I ordered a batch of snaps and a few kinds of paracord for us to make zipper pulls out of but in my search came across some of the very interesting belts, bracelets, lanyards and other things that you can make out of paracord. My few years in Scouts came back to me along with my enjoyment of tying knots. I never thought that the paralyzed hands I spoke of previously would work as well as they do with this material but I have successfully tied a few lanyards now and am thinking about ordering a few more colors to see what I can create. Everything I have learned has been from the internet; nothing surprising about that. Seeing something come together one stitch at a time makes me understand how Angie enjoys knitting the way that she does.

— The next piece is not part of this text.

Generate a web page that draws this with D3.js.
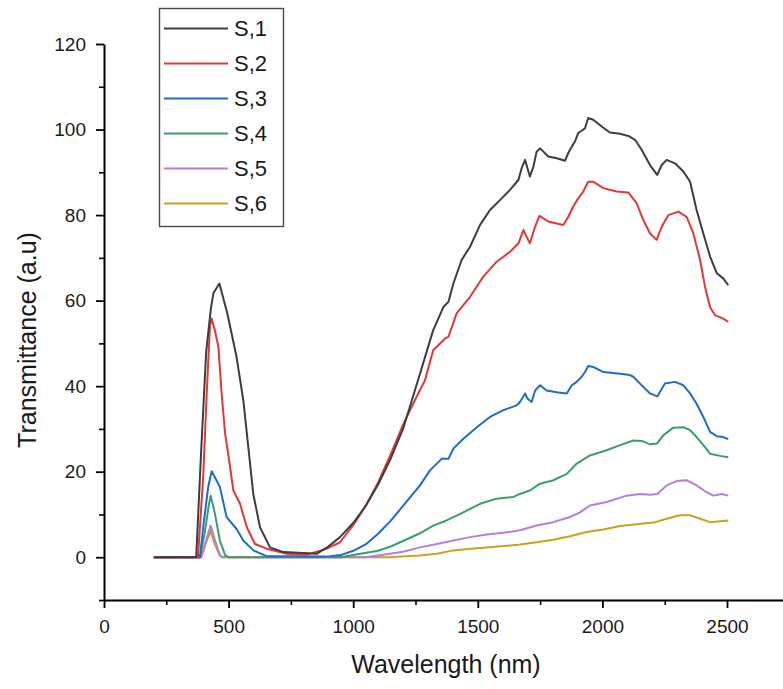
<!DOCTYPE html>
<html>
<head>
<meta charset="utf-8">
<script src="https://cdn.jsdelivr.net/npm/d3@7"></script>
<style>
  body { margin: 0; background: #fff; }
  svg { font-family: "Liberation Sans", Arial, sans-serif; }
</style>
</head>
<body>
<div id="chart"></div>
<script>
// readings from the plot: [wavelength nm, transmittance]
const s1 = [[200,0],[370,0],[390,25],[410,48],[429,58.2],[439,61.7],[463,64],[495,57],[532,46.8],[559,36.7],[579,25.8],[599,14.8],[626,7],[666,2.3],[720,1.2],[800,1],[853,0.8],[900,2.5],[947,4.7],[1000,8],[1050,12],[1100,17],[1150,23],[1200,30],[1268,42.9],[1321,53.1],[1362,58.5],[1382,59.7],[1402,64],[1435,69.5],[1469,72.6],[1509,77.7],[1549,81.2],[1589,83.5],[1629,85.9],[1663,88.2],[1676,91],[1690,92.9],[1699,91],[1709,89],[1723,91.3],[1736,94.8],[1750,95.6],[1783,93.7],[1817,93.3],[1850,92.7],[1863,94.5],[1877,96],[1890,97.2],[1903,99.2],[1921,99.9],[1930,100.3],[1943,102.7],[1963,102.3],[1997,100.7],[2030,99.3],[2071,99],[2104,98.5],[2131,97.6],[2158,95.2],[2191,91.7],[2220,89.4],[2238,91.7],[2258,92.9],[2291,92.1],[2325,90.2],[2352,87.8],[2378,81.2],[2405,75.7],[2432,70.3],[2459,66.4],[2485,65.2],[2505,63.6]];
const s2 = [[200,0],[377,0],[398,18.7],[412,38],[425,53.9],[432,55.8],[445,53],[459,49.2],[472,38.3],[486,28.9],[506,21.1],[519,15.6],[546,12.5],[573,7],[606,3.1],[653,2],[733,0.8],[813,0.6],[894,2],[947,3.5],[1000,7.5],[1050,12],[1100,17.5],[1150,24],[1200,31],[1250,37],[1288,41.4],[1321,48.4],[1368,51.1],[1382,51.5],[1415,57],[1469,60.9],[1522,65.6],[1576,69.1],[1629,71.4],[1663,73.4],[1683,76.5],[1696,74.9],[1709,73.4],[1730,77.3],[1747,79.8],[1783,78.5],[1843,77.7],[1863,79.6],[1883,82],[1903,83.9],[1923,85.5],[1943,87.8],[1963,87.8],[2004,86.3],[2057,85.5],[2104,85.3],[2137,82.8],[2164,78.9],[2191,75.7],[2218,74.2],[2238,77.3],[2265,80],[2305,80.8],[2338,79.6],[2365,75.7],[2392,69.5],[2412,63.2],[2432,58.5],[2452,56.6],[2485,55.8],[2505,55]];
const s3 = [[200,0],[385,0],[400,8],[418,16.4],[432,20.1],[445,18.7],[465,16.4],[492,9.4],[532,6.6],[559,3.9],[599,1.6],[650,0.3],[900,0.2],[950,0.5],[1000,1.5],[1050,3],[1100,5.5],[1150,8.5],[1200,12],[1268,16.8],[1308,20.3],[1355,23],[1382,23],[1402,25.4],[1442,27.7],[1496,30.4],[1549,32.8],[1603,34.4],[1656,35.5],[1669,36.3],[1690,38.3],[1699,37.1],[1716,36.3],[1730,39],[1750,40.2],[1776,39],[1817,38.6],[1857,38.3],[1877,40.2],[1897,41],[1917,42.2],[1930,43.3],[1943,44.7],[1963,44.5],[2004,43.3],[2071,42.9],[2111,42.6],[2124,42.2],[2151,40.6],[2191,38.3],[2220,37.6],[2251,40.6],[2291,41],[2325,40.2],[2352,38.3],[2378,35.9],[2405,32.8],[2432,29.3],[2459,28.3],[2485,28.1],[2505,27.6]];
const s4 = [[200,0],[385,0],[405,6],[420,12],[428,14.4],[445,10.2],[465,3.9],[486,0.5],[500,0],[950,0],[1000,0.5],[1100,1.5],[1150,2.5],[1200,3.8],[1268,5.6],[1321,7.4],[1375,8.6],[1442,10.5],[1509,12.5],[1576,13.7],[1643,14.1],[1669,14.8],[1709,15.6],[1750,17.2],[1803,18],[1857,19.5],[1897,21.9],[1950,23.8],[2017,25],[2071,26.2],[2124,27.3],[2158,27.2],[2191,26.4],[2220,26.6],[2244,28.5],[2285,30.3],[2325,30.4],[2352,29.7],[2378,28.1],[2405,26.2],[2432,24.2],[2472,23.7],[2505,23.4]];
const s5 = [[200,0],[390,0],[410,4],[428,7.4],[445,4],[465,0.5],[475,0],[1050,0],[1100,0.4],[1200,1.3],[1268,2.3],[1335,3.1],[1402,3.9],[1469,4.7],[1536,5.3],[1603,5.7],[1669,6.3],[1736,7.4],[1803,8.2],[1870,9.4],[1910,10.5],[1950,12.1],[2017,12.9],[2097,14.4],[2151,14.8],[2191,14.6],[2220,14.8],[2258,16.8],[2298,17.8],[2338,18],[2378,16.8],[2418,15.2],[2445,14.4],[2479,14.8],[2505,14.4]];
const s6 = [[200,0],[390,0],[410,3.5],[428,6.1],[445,3],[465,0.3],[475,0],[1150,0],[1200,0.2],[1268,0.4],[1335,0.8],[1402,1.6],[1469,2],[1536,2.3],[1603,2.6],[1669,3],[1736,3.5],[1803,4.1],[1870,4.9],[1937,5.9],[2004,6.5],[2071,7.3],[2137,7.7],[2205,8.1],[2258,9],[2311,9.8],[2352,9.8],[2392,9],[2432,8.2],[2472,8.4],[2505,8.6]];

const names = ['S,1', 'S,2', 'S,3', 'S,4', 'S,5', 'S,6'];
const colors = ['#3d3d3d', '#e03838', '#1f6cc4', '#35a06a', '#b07fe0', '#c9a020'];
const xTicks = [0, 500, 1000, 1500, 2000, 2500];
const yTicks = [0, 20, 40, 60, 80, 100, 120];

const series = [s1, s2, s3, s4, s5, s6];

const w = 783, h = 689;
const x = d3.scaleLinear().domain([0, 2750]).range([104, 789.3]);
const y = d3.scaleLinear().domain([-10, 120]).range([600, 44]);

const svg = d3.select('#chart').append('svg').attr('width', w).attr('height', h);

// minor ticks
svg.append('g')
    .attr('transform', `translate(0, ${y(-10)})`)
    .call(d3.axisBottom(x).tickValues(d3.range(250, 2750, 500)).tickSize(5).tickFormat(''))
    .call(g => g.select('.domain').remove())
    .call(g => g.selectAll('line').attr('stroke-width', 1.6));

svg.append('g')
    .attr('transform', `translate(${x(0)}, 0)`)
    .call(d3.axisLeft(y).tickValues(d3.range(-10, 120, 20)).tickSize(5).tickFormat(''))
    .call(g => g.select('.domain').remove())
    .call(g => g.selectAll('line').attr('stroke-width', 1.6));

// main axes
svg.append('g')
    .attr('transform', `translate(0, ${y(-10)})`)
    .call(d3.axisBottom(x).tickValues(xTicks).tickFormat(d3.format('d')).tickSize(8).tickPadding(12).tickSizeOuter(0))
    .call(g => g.select('.domain').attr('stroke-width', 2))
    .call(g => g.selectAll('line').attr('stroke-width', 1.8))
    .call(g => g.selectAll('text').attr('font-size', 19).attr('fill', '#1a1a1a').attr('font-family', 'Liberation Sans, Arial'));

svg.append('g')
    .attr('transform', `translate(${x(0)}, 0)`)
    .call(d3.axisLeft(y).tickValues(yTicks).tickFormat(d3.format('d')).tickSize(8).tickPadding(10).tickSizeOuter(0))
    .call(g => g.select('.domain').attr('stroke-width', 2))
    .call(g => g.selectAll('line').attr('stroke-width', 1.8))
    .call(g => g.selectAll('text').attr('font-size', 19).attr('fill', '#1a1a1a').attr('font-family', 'Liberation Sans, Arial'));

const line = d3.line()
    .x(d => x(d[0]))
    .y(d => y(d[1]));

// draw last series first so S,1 sits on top like the original
for (let i = series.length - 1; i >= 0; i--) {
    svg.append('path')
        .datum(series[i])
        .attr('fill', 'none')
        .attr('stroke', colors[i])
        .attr('stroke-width', 2)
        .attr('stroke-linejoin', 'round')
        .attr('d', line);
}

// axis titles
svg.append('text')
    .attr('x', 446)
    .attr('y', 673)
    .attr('text-anchor', 'middle')
    .attr('font-size', 25)
    .attr('fill', '#1a1a1a')
    .text('Wavelength (nm)');

svg.append('text')
    .attr('transform', 'translate(36, 340) rotate(-90)')
    .attr('text-anchor', 'middle')
    .attr('font-size', 25)
    .attr('fill', '#1a1a1a')
    .text('Transmittance (a.u)');

// legend
const legend = svg.append('g');
legend.append('rect')
    .attr('x', 159.5).attr('y', 8.5)
    .attr('width', 124).attr('height', 218)
    .attr('fill', '#fff')
    .attr('stroke', '#4a4a4a')
    .attr('stroke-width', 1.4);

names.forEach((n, i) => {
    const ly = 28.5 + i * 35;
    legend.append('line')
        .attr('x1', 164).attr('x2', 228)
        .attr('y1', ly).attr('y2', ly)
        .attr('stroke', colors[i])
        .attr('stroke-width', 2.2);
    legend.append('text')
        .attr('x', 234).attr('y', ly)
        .attr('dy', '0.36em')
        .attr('font-size', 22)
        .attr('fill', '#1a1a1a')
        .text(n);
});
</script>
</body>
</html>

One of the kinds of paracord that I ordered glows in the dark and with it I tied a lanyard for my keys. It turned out quite well and I made two photos of it, one purely of it glowing in the dark and the other with a flash accent.

For those interested both exposures were at f/8, 30 seconds, ISO 200. The second exposure simply had one SB-28 at 1/64 power from about 6 feet away to accent the one side. Before the timer on the camera opened the shutter I popped a full power flash from a strobe in my hand on the paracord where I wanted it to glow so that it was at full brightness while the exposure was being made.



Now I'm just waiting for someone to make a joke about the quadriplegic, with a spinal cord injury, manipulating paracord into some sort of a rib-like design to hold his keys since his hands cannot. My guess is that Stacey will come up with a good one in a day or two.